Thailand faces growing outbreak ahead of New Year travel
Thai authorities struggled to contain a growing coronavirus outbreak just days before the country’s traditional Songkran New Year’s holiday, when millions of people travel.
Health officials reported 559 new infections on Friday, following increases over the previous two days. The government response has so far centered on closures of nightlife venues in 41 provinces for two weeks. Governors of some provinces are placing restrictions on travelers arriving from elsewhere.
Such daily increases are rare for Thailand, which has weathered the pandemic far better than many nations through measures including strict border controls that have decimated the country’s lucrative tourism industry. Thailand has also experimented at times with curfews, alcohol bans and closures of schools, shopping malls and restaurants.
The outbreak—which has infected at least one Cabinet minister and forced a number of others into self-quarantine—is increasing criticism of Prime Minister Prayuth Chan-ocha’s government and its handling of the pandemic. While Thailand has only recorded 30,869 infections and 96 deaths, critics say the vaccination drive is too slow—less than 1% have gotten their jabs—and support for people whose livelihoods have been wiped out by the pandemic is lacking.
The director-general of the Department of Disease Control, Dr. Opas Karnkawinpong, said this week that according to Health Ministry projections, the number of new infections could rise as high as 10,000 per day if no adequate measures are taken.
Travelers and businesses alike had been hoping that this year’s Songkran holiday could go forward without a spike in infections. The official holiday was canceled last year during the country’s first major outbreak.
The government has so far declined to issue blanket travel restrictions though provincial authorities are allowed to set quarantine rules for people coming from high-risk zones such as Bangkok. Several provinces have done so, throwing many people’s travel plans into question.
Chief among them was Chiang Mai in the north, one of the country’s most popular destinations until the coronavirus pandemic crippled the tourism industry.
Chiang Mai provincial health officials are requiring visitors from Bangkok and four surrounding provinces to self-quarantine for the duration of their stay, up to 14 days, the state Thai News agency reported. A 280-bed field hospital has been set up to treat COVID-19 patients.
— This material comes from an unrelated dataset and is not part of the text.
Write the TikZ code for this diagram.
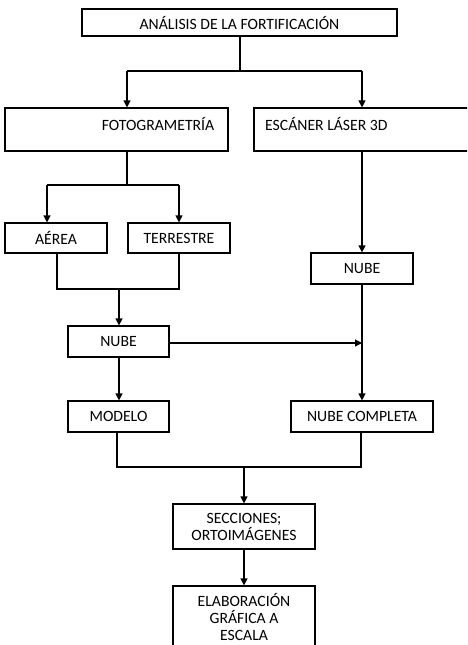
\documentclass[tikz,border=0pt]{standalone}
\usepackage{fontspec}
\setmainfont{Carlito}
\usetikzlibrary{arrows.meta}
\begin{document}
\begin{tikzpicture}[x=1pt,y=-1pt,
  font=\fontsize{15.7}{17}\selectfont,
  box/.style={draw, line width=1.2pt, inner sep=0pt, align=center},
  txt/.style={inner sep=0pt},
  ln/.style={line width=1.2pt},
  arr/.style={ln, -{Triangle[width=7pt,length=7pt]}}]
\path[use as bounding box, clip] (0,0) rectangle (467,645);
\fill[white] (0,0) rectangle (467,645);
% boxes
\node[box, minimum width=315, minimum height=27] (top) at (239.5,22.5) {ANÁLISIS DE LA FORTIFICACIÓN};
\node[box, minimum width=223, minimum height=43] (foto) at (116.5,129.5) {};
\node[txt] (fototxt) at (158,124) {FOTOGRAMETRÍA};
\node[box, minimum width=226, minimum height=43] (esc) at (367,129.5) {};
\node[txt, anchor=west] (esctxt) at (265,124) {ESCÁNER LÁSER 3D};
\node[box, minimum width=102, minimum height=30] (aerea) at (56,238) {AÉREA};
\node[box, minimum width=102, minimum height=30] (terr) at (179,238) {TERRESTRE};
\node[box, minimum width=102, minimum height=31] (nubeR) at (362,268.5) {NUBE};
\node[box, minimum width=101, minimum height=31] (nubeL) at (118.5,341.5) {NUBE};
\node[box, minimum width=101, minimum height=31] (modelo) at (118.5,416.5) {MODELO};
\node[box, minimum width=142, minimum height=31] (compl) at (362,416.5) {NUBE COMPLETA};
\node[box, minimum width=142, minimum height=45] (secc) at (244,526.5) {SECCIONES;\\ORTOIMÁGENES};
\node[box, minimum width=142, minimum height=62] (elab) at (244,617) {ELABORACIÓN\\GRÁFICA A\\ESCALA};
% junction coordinates
\coordinate (j1) at (240,71);
\coordinate (j1l) at (127,71);
\coordinate (j1r) at (362,71);
\coordinate (j2) at (127,185);
\coordinate (j2l) at (47,185);
\coordinate (j2r) at (179,185);
\coordinate (j3l) at (57,289);
\coordinate (j3r) at (179,289);
\coordinate (j3) at (119,289);
\coordinate (mrg) at (362,343);
\coordinate (jm) at (119,357);
\coordinate (j4l) at (117,467);
\coordinate (j4r) at (361,467);
\coordinate (j4) at (244,467);
% connectors
\draw[ln] (top.south -| j1) -- (j1);
\draw[ln] (j1l) -- (j1r);
\draw[arr] (j1l) -- (j1l |- foto.north);
\draw[arr] (j1r) -- (j1r |- esc.north);
\draw[ln] (foto.south -| j2) -- (j2);
\draw[ln] (j2l) -- (j2r);
\draw[arr] (j2l) -- (j2l |- aerea.north);
\draw[arr] (j2r) -- (j2r |- terr.north);
\draw[arr] (esc.south -| nubeR) -- (nubeR.north);
\draw[ln] (aerea.south -| j3l) -- (j3l) -- (j3r) -- (terr.south -| j3r);
\draw[arr] (j3) -- (j3 |- nubeL.north);
\draw[arr] (nubeL.east |- mrg) -- (mrg);
\draw[arr] (nubeR.south) -- (compl.north);
\draw[arr] (nubeL.south -| jm) -- (jm |- modelo.north);
\draw[ln] (modelo.south -| j4l) -- (j4l) -- (j4r) -- (compl.south -| j4r);
\draw[arr] (j4) -- (secc.north);
\draw[arr] (secc.south) -- (elab.north);
\end{tikzpicture}
\end{document}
The state-owned Transport Company, a major inter-provincial bus operator, estimated that only half of the 100,000 people anticipated to leave Bangkok on Friday for other provinces had embarked on their journeys, the Bangkok Post reported.
It said at least two airline executives wanted travel restrictions tightened over the Songkran holiday. Tassapon Bijleveld of Asia Aviation, the largest shareholder in Thai AirAsia, and Nuntaporn Komonsittivate of Thai Lion Air both said a further spread of the virus could endanger the future large-scale return of foreign visitors.
The current outbreak is the largest since December, when it was centered around a fresh food market that employs a number of migrant workers from Myanmar. This time, the outbreak has been traced to a number of bars and nightlife venues in the heart of Bangkok, including many popular with the rich and powerful. Cases are now on the rise in at least 20 provinces, with authorities saying some of those infected have a more contagious variant of the virus first detected in Britain.
So far, Thailand has been using a relatively small supply of the Sinovac and AstraZeneca vaccines. While there have been some high-profile vaccination events—including most recently for workers at now-closed entertainment venues—there is still no clear timetable for the general public.
Authorities in Bangkok have set up mass testing sites in some neighborhoods, drawing large crowds of people who often had to wait hours in line. Efforts to trace infections have been complicated after a number of hospitals in Bangkok said they are suspending testing due to shortages of the chemicals needed to process tests.